Feature Articles » Process Is King in Contract Management

Process Is King in Contract Management

By Diane Homolak

April 28, 2022

contract management solutions

Diane Homolak is Vice President of Legal Technology in the Contracting and Commercial Solutions group at UnitedLex. She is responsible for assessing and optimizing client contracting processes. Previously she was Manager of Global Legal Innovation and Strategic Solutions at Hewlett Packard.

The vast majority of contract lifecycle management (CLM) implementations fail to deliver the value that organizations expect. Technology is not the culprit, so what is?

The potential of CLM is undeniable. However, the marketplace hype for technologies such as automation can create a false sense of what is possible. As with any enterprise technology, CLM systems are not push button. Any solution—whether it’s full-fledged or low-code—will only perform as well as the process problems that were understood and addressed before the technology is implemented. 

Engineer and consultant W. Edwards Deming said, “If you can’t describe what you are doing as a process, you don’t know what you’re doing.” Prioritizing technology over process is like trying to jump on a bullet train without first laying down track, hiring the conductor and mapping the optimal routes. It winds up being a road to nowhere.

Following is a list of process-related reasons why contract management transformations fail, and advice for how law departments can sidestep setbacks.

Pushing bad process in and getting poor automation out.

Most departments have yet to deeply examine their unique contract management issues and identify the fixes needed. Instead, they attempt to force fit their problems into existing solutions and expect the system to automate their troubles away. Ground must be laid to take advantage of emerging tech.  

Nothing is worse than automating and animating bad process. Without prioritizing process, you create an automated version of something that is not working. You force the technology to stretch beyond its capacity. The result is a loop of constant customization, defeating the purpose of investing in the technology in the first place. For example, most contract agreements take time. They are complex, and require give and take with a counterparty in order to reach common ground. Yet CLMs are built to drive automation of low complexity contracts – a rare scenario in the real world.  

Let’s say you have an elaborate approval process. If you try to recreate it in the confines of an out-of-the-box application, you will have to customize that application to do all the steps.
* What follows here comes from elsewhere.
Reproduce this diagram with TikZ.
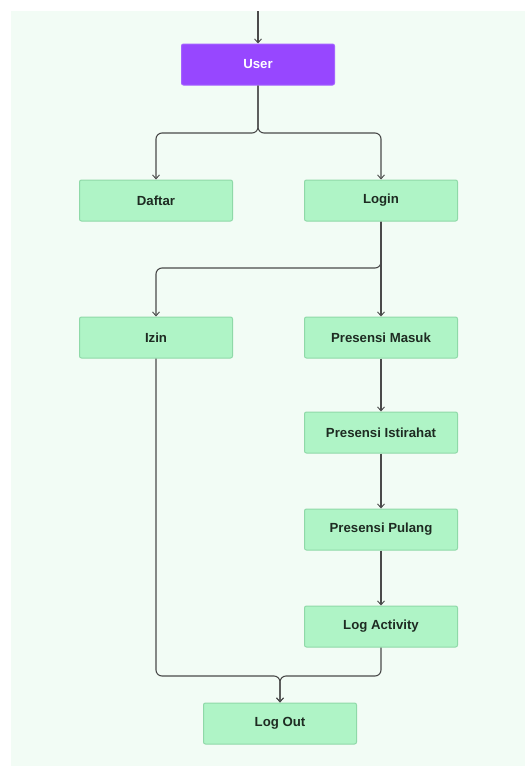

One-track thinking about contract management solutions.

There’s a lot of hype surrounding CLMs. By following the crowd, law departments get tunnel vision and narrow their choices for solving problems. It’s important to think beyond CLM, and more broadly about contract management strategy. Zoom out and evaluate contract management from the standpoint of people, process and technology. Where would your resources work the hardest, and why?  

Thought experiments can help shake up our thinking and catapult us into more innovative ways of operating. What if there were no such thing as a CLM? How could you still improve results, and realize faster time to market and greater efficiency?

For example, if you have Microsoft Teams and Word for collaboration, you don’t need document assembly unless you are in a template environment. Do you really require a full boat CLM application? Maybe a low-code solution would suffice.  

Struggling to find talent.

Transforming contract management takes a multi-disciplined team including technology process experts as well as cost efficiency lawyers and contract managers. Talent is harder than ever to find. Companies don’t have resources with the right skill set to work in a technology-enabled world, and technology and data responsibilities are falling on the shoulders of lawyers without the necessary experience. 

Going against the flow of user behavior.  

There’s a blind belief among buyers that everyone on the team will get onboard with new technology implementations. In reality, people won’t follow the process if the system goes against the natural flow of how they operate. They will bypass it.

It’s important to take the time to understand what your team is trying to accomplish and why. You have the option of a hybrid approach. Instead of forcing people to work in a tool, divide up the work. Take work best suited for tech and process experts and outsource it. You don’t have to force the entire organization to do things that are unnatural for them. Let attorneys have the front-end experience they want, and then throw it over the fence to automate the back end. Allow the deviations on the front end in the name of the user experience, but integrate data on the back end.

Failing to prevent food fights with governance guard rails.  

Businesses will invariably have competing ways of doing things, while CLMs have one way. Establishing governance is critical to reduce infighting between departments and friction between the business and the system. You have to compromise and achieve a level of standardization that enables automation while mitigating risk.

Believing implementation is one and done.

Going live with a CLM is typically an afterthought for departments. There’s a mindset that once the tech is launched, it will manage itself. 

It’s important to remember that you aren’t building a statue. Your contract management system requires care and feeding. It will change and demand resiliency. 

You must get people in place to manage enhancements and upgrades. It’s critical to embed layers of knowledge into the process to sustain the system. When you have to change one of your workflows, or update one of your clause libraries, or someone leaves the organization, you must have people with the necessary working knowledge to maintain the system over time.

It’s tempting to throw technology at the contract management problem, but priming the pump with a streamlined process is paramount to success. Think about the end state first, then reverse engineer a solution to get you there, whether it’s full-fledged CLM or a low-code workaround. Put the process first and reach your destination sooner.